## What is needed:
Quote the data exactly, first line to the line containing "(681.3,346) -- (681.3,1104);", with no pictures.

## Source excerpt:
## Start
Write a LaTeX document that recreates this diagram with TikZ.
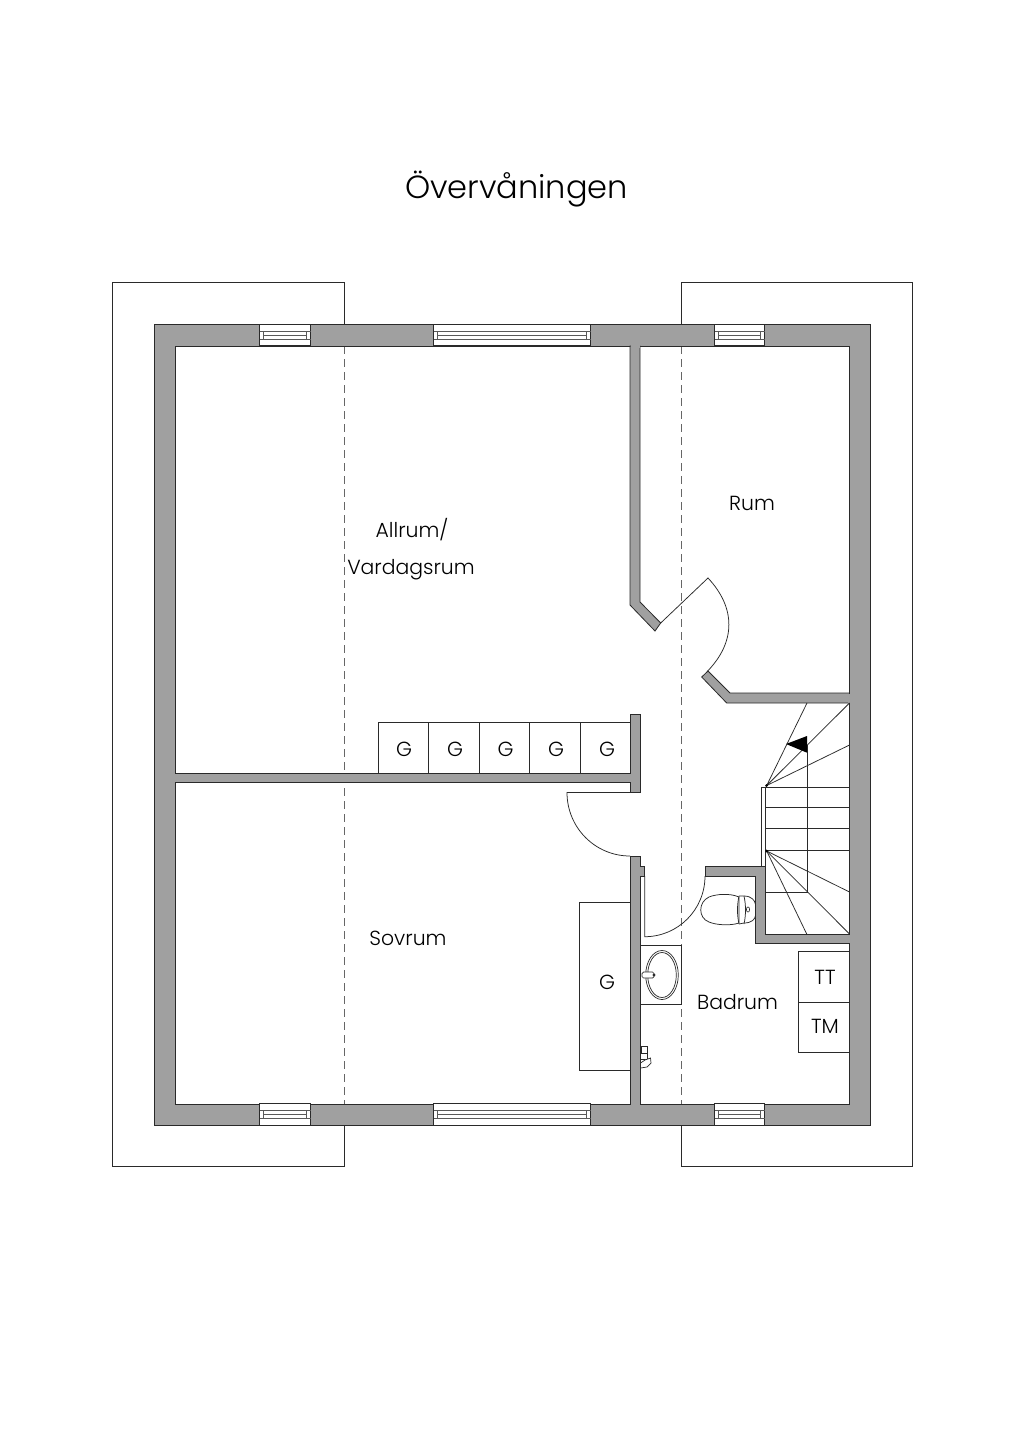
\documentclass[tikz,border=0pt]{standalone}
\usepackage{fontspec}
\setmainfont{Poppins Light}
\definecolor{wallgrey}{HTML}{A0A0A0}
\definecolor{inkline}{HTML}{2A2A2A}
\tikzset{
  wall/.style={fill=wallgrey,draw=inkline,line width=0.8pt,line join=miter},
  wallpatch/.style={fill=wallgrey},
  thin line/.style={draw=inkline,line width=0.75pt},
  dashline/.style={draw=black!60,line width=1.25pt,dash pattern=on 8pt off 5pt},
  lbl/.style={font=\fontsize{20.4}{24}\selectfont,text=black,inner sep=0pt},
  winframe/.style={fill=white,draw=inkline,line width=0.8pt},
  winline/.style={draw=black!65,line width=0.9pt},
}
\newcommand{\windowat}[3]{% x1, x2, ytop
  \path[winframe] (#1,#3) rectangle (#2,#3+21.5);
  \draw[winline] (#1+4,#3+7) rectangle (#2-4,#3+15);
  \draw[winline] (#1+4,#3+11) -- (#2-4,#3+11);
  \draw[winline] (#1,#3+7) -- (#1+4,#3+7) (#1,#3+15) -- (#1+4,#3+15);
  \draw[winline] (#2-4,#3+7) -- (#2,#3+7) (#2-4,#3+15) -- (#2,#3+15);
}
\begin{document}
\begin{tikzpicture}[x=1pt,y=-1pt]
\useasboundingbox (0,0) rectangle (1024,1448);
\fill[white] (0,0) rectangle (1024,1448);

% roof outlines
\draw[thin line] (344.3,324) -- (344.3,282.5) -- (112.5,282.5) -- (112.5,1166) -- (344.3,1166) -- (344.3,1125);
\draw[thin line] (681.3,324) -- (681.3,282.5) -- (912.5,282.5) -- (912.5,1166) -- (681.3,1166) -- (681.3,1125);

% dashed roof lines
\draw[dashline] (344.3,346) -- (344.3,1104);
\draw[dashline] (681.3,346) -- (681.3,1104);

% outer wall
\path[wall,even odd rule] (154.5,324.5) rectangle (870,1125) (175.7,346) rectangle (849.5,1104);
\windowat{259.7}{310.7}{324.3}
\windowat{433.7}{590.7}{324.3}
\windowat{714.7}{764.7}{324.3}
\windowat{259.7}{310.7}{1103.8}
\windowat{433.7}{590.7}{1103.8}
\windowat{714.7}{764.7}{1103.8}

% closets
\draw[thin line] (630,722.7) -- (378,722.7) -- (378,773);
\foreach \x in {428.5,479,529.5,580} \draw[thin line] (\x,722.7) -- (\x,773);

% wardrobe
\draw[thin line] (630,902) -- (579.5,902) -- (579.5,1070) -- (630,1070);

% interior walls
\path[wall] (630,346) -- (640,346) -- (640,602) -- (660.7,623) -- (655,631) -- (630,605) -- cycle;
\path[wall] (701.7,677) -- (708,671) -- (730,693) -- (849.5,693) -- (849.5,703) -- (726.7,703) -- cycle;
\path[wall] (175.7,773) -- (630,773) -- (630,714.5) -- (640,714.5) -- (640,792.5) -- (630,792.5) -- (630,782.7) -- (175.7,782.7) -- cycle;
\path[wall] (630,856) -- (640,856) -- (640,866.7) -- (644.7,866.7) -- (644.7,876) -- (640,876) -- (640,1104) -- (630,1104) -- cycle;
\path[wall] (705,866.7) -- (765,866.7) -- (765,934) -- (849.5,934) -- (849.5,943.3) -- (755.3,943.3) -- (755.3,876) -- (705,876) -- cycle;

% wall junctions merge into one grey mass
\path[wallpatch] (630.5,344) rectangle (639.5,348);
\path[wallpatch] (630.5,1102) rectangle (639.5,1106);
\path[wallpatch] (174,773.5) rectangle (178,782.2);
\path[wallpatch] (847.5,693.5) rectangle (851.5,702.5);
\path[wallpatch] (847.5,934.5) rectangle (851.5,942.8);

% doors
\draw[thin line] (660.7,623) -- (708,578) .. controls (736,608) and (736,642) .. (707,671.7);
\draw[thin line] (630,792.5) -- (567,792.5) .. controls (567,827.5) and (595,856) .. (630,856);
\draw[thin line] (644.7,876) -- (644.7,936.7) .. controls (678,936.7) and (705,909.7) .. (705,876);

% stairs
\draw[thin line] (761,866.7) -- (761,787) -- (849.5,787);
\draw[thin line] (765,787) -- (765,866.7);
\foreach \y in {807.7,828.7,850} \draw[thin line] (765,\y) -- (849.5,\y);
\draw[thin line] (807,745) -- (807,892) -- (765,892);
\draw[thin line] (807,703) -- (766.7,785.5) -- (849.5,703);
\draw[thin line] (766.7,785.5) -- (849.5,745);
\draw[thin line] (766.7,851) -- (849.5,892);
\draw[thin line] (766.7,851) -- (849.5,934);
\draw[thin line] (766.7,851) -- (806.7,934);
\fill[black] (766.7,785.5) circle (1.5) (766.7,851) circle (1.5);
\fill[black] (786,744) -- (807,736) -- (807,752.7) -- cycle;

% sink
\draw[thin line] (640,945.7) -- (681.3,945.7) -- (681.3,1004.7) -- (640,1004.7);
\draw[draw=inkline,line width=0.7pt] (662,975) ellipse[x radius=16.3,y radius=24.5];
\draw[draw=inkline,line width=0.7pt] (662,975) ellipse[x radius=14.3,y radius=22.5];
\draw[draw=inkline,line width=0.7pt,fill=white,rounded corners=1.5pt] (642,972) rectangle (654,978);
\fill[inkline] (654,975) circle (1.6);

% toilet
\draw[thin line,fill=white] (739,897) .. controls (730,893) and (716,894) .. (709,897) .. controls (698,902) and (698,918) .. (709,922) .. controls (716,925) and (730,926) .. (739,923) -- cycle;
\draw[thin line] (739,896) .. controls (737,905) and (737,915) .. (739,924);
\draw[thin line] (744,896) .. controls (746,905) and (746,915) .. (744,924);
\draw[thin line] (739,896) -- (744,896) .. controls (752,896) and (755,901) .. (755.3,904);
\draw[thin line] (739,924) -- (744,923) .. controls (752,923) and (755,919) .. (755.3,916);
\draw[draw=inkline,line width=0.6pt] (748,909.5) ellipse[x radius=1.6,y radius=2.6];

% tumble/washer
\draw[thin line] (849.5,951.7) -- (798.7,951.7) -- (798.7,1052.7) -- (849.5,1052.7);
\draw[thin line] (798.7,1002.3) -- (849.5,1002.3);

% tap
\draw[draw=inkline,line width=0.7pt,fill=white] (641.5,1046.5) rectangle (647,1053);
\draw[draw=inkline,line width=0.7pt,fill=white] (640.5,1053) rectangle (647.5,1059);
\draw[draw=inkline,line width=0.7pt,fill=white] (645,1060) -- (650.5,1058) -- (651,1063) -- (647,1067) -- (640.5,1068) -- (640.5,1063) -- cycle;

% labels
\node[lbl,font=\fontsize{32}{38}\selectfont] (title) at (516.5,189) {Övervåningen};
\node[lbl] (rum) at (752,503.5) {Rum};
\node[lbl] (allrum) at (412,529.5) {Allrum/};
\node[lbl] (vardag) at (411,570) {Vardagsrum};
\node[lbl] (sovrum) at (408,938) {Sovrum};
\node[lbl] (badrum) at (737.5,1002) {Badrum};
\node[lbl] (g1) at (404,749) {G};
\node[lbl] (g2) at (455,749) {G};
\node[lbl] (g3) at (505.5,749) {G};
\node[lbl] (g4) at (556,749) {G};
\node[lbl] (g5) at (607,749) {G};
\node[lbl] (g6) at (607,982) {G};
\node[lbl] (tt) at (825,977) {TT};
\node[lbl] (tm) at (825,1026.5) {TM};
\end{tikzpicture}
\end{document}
## End
## Solution below:
Write a LaTeX document that recreates this diagram with TikZ.
\documentclass[tikz,border=0pt]{standalone}
\usepackage{fontspec}
\setmainfont{Poppins Light}
\definecolor{wallgrey}{HTML}{A0A0A0}
\definecolor{inkline}{HTML}{2A2A2A}
\tikzset{
  wall/.style={fill=wallgrey,draw=inkline,line width=0.8pt,line join=miter},
  wallpatch/.style={fill=wallgrey},
  thin line/.style={draw=inkline,line width=0.75pt},
  dashline/.style={draw=black!60,line width=1.25pt,dash pattern=on 8pt off 5pt},
  lbl/.style={font=\fontsize{20.4}{24}\selectfont,text=black,inner sep=0pt},
  winframe/.style={fill=white,draw=inkline,line width=0.8pt},
  winline/.style={draw=black!65,line width=0.9pt},
}
\newcommand{\windowat}[3]{% x1, x2, ytop
  \path[winframe] (#1,#3) rectangle (#2,#3+21.5);
  \draw[winline] (#1+4,#3+7) rectangle (#2-4,#3+15);
  \draw[winline] (#1+4,#3+11) -- (#2-4,#3+11);
  \draw[winline] (#1,#3+7) -- (#1+4,#3+7) (#1,#3+15) -- (#1+4,#3+15);
  \draw[winline] (#2-4,#3+7) -- (#2,#3+7) (#2-4,#3+15) -- (#2,#3+15);
}
\begin{document}
\begin{tikzpicture}[x=1pt,y=-1pt]
\useasboundingbox (0,0) rectangle (1024,1448);
\fill[white] (0,0) rectangle (1024,1448);

% roof outlines
\draw[thin line] (344.3,324) -- (344.3,282.5) -- (112.5,282.5) -- (112.5,1166) -- (344.3,1166) -- (344.3,1125);
\draw[thin line] (681.3,324) -- (681.3,282.5) -- (912.5,282.5) -- (912.5,1166) -- (681.3,1166) -- (681.3,1125);

% dashed roof lines
\draw[dashline] (344.3,346) -- (344.3,1104);
\draw[dashline] (681.3,346) -- (681.3,1104);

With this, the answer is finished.